If a H-1B visa holder loses their job, the person must land another job within a few weeks with a company willing to sponsor the visa. If not, the person is sent home.
"So anyone migrating to the US, studying here and working with an H-1B visa, it's always at the back of your mind, that you could at any second be deported," he says.
Fortunately, he landed another job at Accenture in New York, a company also willing to sponsor his visa. He stayed there for seven years.
All work, no life
About four years into his work at Accenture, he and two of his college buddies had an idea for their own company, YouVisit, making and hosting "virtual reality" content for businesses and organizations.
The content can be viewed with a virtual reality headset like an Oculus Rift, or on a regular website, letting you look 360 degrees by moving your mouse around.
The problem was, he couldn't leave the day job at Accenture. Not only did the company have to sponsor his visa, but it also had to sponsor his application for permanent residency, "the green card." That's a process that takes years, he says.
And he needed the green card before he could apply for citizenship.
All three of YouVisit's cofounders are immigrants. CEO Abi Mandelbaum is from Columbia and CTO Endri Tolka from Albanai, but the two had already obtained their green cards.
And yet his own company still couldn't sponsor him, even as it started making money and hiring people. To be a self-employed sponsor requires investing a half a million into a company, Baderkhan says. In its early years, the young company wasn't making enough profits to quality for that.
So for two years, he did both, maintaining his day job working 10 hours a day at Accenture, and then working until 4 a.m. on his company, plus working weekends, he says.
There was one other way out: Get married. He and his girlfriend had been together nine years by then, he says.
"I'm a stubborn person. I didn't want to get my green card through marriage. I wanted to prove to myself I could get it on my own," he tells us.
And then things got rocky because he was working two jobs.
"During those years where I was working those hours and not sleeping, my relationships almost got ruined," He says. "Not only with my wife (girlfriend at the time) but with my friends. Basically I had no life," he says.

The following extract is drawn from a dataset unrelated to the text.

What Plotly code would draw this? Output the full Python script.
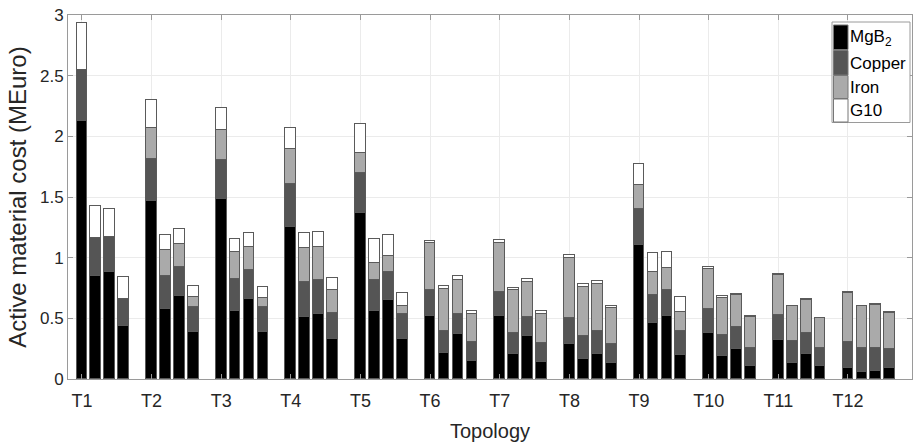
import plotly.graph_objects as go

topologies = ["T1", "T2", "T3", "T4", "T5", "T6", "T7", "T8", "T9", "T10", "T11", "T12"]
bars_per_topology = 4

mgb2 = [2.130, 0.846, 0.879, 0.440,
        1.467, 0.574, 0.681, 0.387,
        1.484, 0.560, 0.657, 0.385,
        1.250, 0.511, 0.533, 0.327,
        1.365, 0.563, 0.648, 0.332,
        0.519, 0.214, 0.368, 0.146,
        0.522, 0.206, 0.352, 0.143,
        0.291, 0.167, 0.209, 0.132,
        1.102, 0.464, 0.517, 0.195,
        0.382, 0.190, 0.250, 0.104,
        0.321, 0.129, 0.209, 0.110,
        0.091, 0.060, 0.063, 0.091]

copper = [0.420, 0.316, 0.294, 0.217,
          0.343, 0.272, 0.242, 0.204,
          0.318, 0.262, 0.244, 0.206,
          0.357, 0.286, 0.283, 0.220,
          0.333, 0.253, 0.231, 0.201,
          0.212, 0.179, 0.165, 0.156,
          0.195, 0.170, 0.162, 0.151,
          0.212, 0.187, 0.187, 0.156,
          0.296, 0.225, 0.216, 0.198,
          0.195, 0.173, 0.179, 0.151,
          0.204, 0.181, 0.173, 0.145,
          0.211, 0.195, 0.192, 0.156]

iron = [0.000, 0.000, 0.000, 0.000,
        0.261, 0.215, 0.187, 0.082,
        0.247, 0.222, 0.189, 0.074,
        0.289, 0.280, 0.269, 0.187,
        0.162, 0.137, 0.135, 0.066,
        0.387, 0.346, 0.283, 0.234,
        0.401, 0.355, 0.288, 0.239,
        0.497, 0.402, 0.384, 0.294,
        0.203, 0.190, 0.179, 0.157,
        0.330, 0.305, 0.260, 0.253,
        0.335, 0.289, 0.272, 0.245,
        0.407, 0.344, 0.355, 0.300]

g10 = [0.380, 0.261, 0.231, 0.181,
       0.228, 0.128, 0.123, 0.096,
       0.187, 0.112, 0.116, 0.091,
       0.173, 0.129, 0.124, 0.098,
       0.242, 0.198, 0.175, 0.112,
       0.022, 0.025, 0.030, 0.022,
       0.025, 0.022, 0.025, 0.025,
       0.022, 0.024, 0.025, 0.017,
       0.168, 0.157, 0.132, 0.126,
       0.013, 0.016, 0.009, 0.009,
       0.005, 0.005, 0.005, 0.005,
       0.005, 0.005, 0.005, 0.005]

series_names = ["MgB<sub>2</sub>", "Copper", "Iron", "G10"]
series_values = [mgb2, copper, iron, g10]
series_colors = ["#000000", "#555555", "#aaaaaa", "#ffffff"]

y_ticks = [0, 0.5, 1, 1.5, 2, 2.5, 3]
y_tick_labels = ["0", "0.5", "1", "1.5", "2", "2.5", "3"]

slot = bars_per_topology + 1
x_pos = [slot * g + b + 1 for g in range(len(topologies)) for b in range(bars_per_topology)]
tick_pos = [slot * g + 1 for g in range(len(topologies))]

FONT = "Liberation Sans, Arial, sans-serif"
TXT = "#262626"
AX = "#9a9a9a"

fig = go.Figure()
for name, vals, col in zip(series_names, series_values, series_colors):
    fig.add_trace(go.Bar(x=x_pos, y=vals, name=name, width=0.77,
                         marker=dict(color=col, line=dict(color="#5a5a5a", width=1)),
                         showlegend=False))

W, H = 914, 442
L, R, T, B = 68, 2, 15, 63
pw, ph = W - L - R, H - T - B

def px(x):
    return (x - L) / pw

def py(y):
    return (H - B - y) / ph

shapes = []
annotations = []
# legend box
shapes.append(dict(type="rect", xref="paper", yref="paper", x0=px(832), x1=px(910), y0=py(122.5), y1=py(22),
                   line=dict(color=AX, width=1), fillcolor="white", layer="above"))
patch_tops = [25, 50.5, 75.5, 99]
patch_h = [24.5, 24.5, 23, 23]
for i, (name, col) in enumerate(zip(series_names, series_colors)):
    y0 = patch_tops[i]
    y1 = y0 + patch_h[i]
    shapes.append(dict(type="rect", xref="paper", yref="paper", x0=px(833.5), x1=px(848), y0=py(y1), y1=py(y0),
                       line=dict(color="#777777", width=1), fillcolor=col, layer="above"))
    annotations.append(dict(text=name, xref="paper", yref="paper", x=px(848), y=py((y0 + y1) / 2 + 0.5),
                            xanchor="left", yanchor="middle", showarrow=False,
                            font=dict(family=FONT, size=17, color="#000000")))

fig.update_layout(
    width=W, height=H,
    margin=dict(l=L, r=R, t=T, b=B),
    barmode="stack",
    bargap=0,
    plot_bgcolor="white", paper_bgcolor="white",
    showlegend=False,
    shapes=shapes, annotations=annotations,
    xaxis=dict(range=[0, 60.6], tickvals=tick_pos, ticktext=topologies,
               showgrid=True, gridcolor="#ebebeb", gridwidth=1,
               showline=True, linecolor=AX, linewidth=1, mirror="allticks",
               ticks="inside", ticklen=5, tickcolor=AX, zeroline=False,
               ticklabelstandoff=5,
               tickfont=dict(family=FONT, size=18, color=TXT),
               title=dict(text="Topology", font=dict(family=FONT, size=20, color=TXT), standoff=14)),
    yaxis=dict(range=[0, 3], tickvals=y_ticks, ticktext=y_tick_labels,
               showgrid=True, gridcolor="#ebebeb", gridwidth=1,
               showline=True, linecolor=AX, linewidth=1, mirror="allticks",
               ticks="inside", ticklen=5, tickcolor=AX, zeroline=False,
               tickfont=dict(family=FONT, size=17, color=TXT),
               title=dict(text="Active material cost (MEuro)", font=dict(family=FONT, size=24, color=TXT), standoff=6)),
)

fig.write_html("out.html", config={"displayModeBar": False},
               post_script="document.body.style.margin='0px';document.body.style.padding='0px';")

She made it clear she wasn't going to wait forever. "I had no choice," he said. "We were in love. I got married."
Couldn't see his family
There was one other hardship during those H-1B visa years.
He couldn't go home to visit his aging parents because the visa he had would not have allowed him back in the country.
"Because I'm an Arab from a Muslim country and I was 28, the prime age, they needed to do a security clearance," he says.
The clearance is done at an embassay after you leave the country, and, at best, it would take a few weeks. But it's risky. If anything is flagged, a mistake gets made, if his name was similar to a known terrorist, the security clearance could take six months to a year. He'd be stuck out of the country, lose his job, lose his visa, and not be able to return at all.
"I didn't go back to Jordan for six years. I didn't see my relatives. I didn't see relatives before they passed away. That was difficult," he says.Once he was married, he got his green card quickly. He immediately quit his day job.
And his business took off, he says.
The company went from 11 employees in its first two years to 85 today. It currently has over 500 customers, including the US Army, Harvard, Yale, Carnival cruises, big real estate companies, entertainment brands, concerts and so on, he says.
Within three years of gaining permanent residency, he became a US citizen.
"I love being in the US. When they say the US is the land of the American Dream, I truly believe in it. If you are smart, if you are talented, if you work hard, you can be anyone you want. And no one will judge you. People will applaud. They will cheer you on, help you get there," he says.
Now he and his cofounders are paying it forward. "We hire talent. If we find the right talent who needs a sponsor, I'm happy to sponsor, not just for an H-1B visa but for a green card, right away. If the person wants to be in the US and contribute, I feel that's my duty," he says.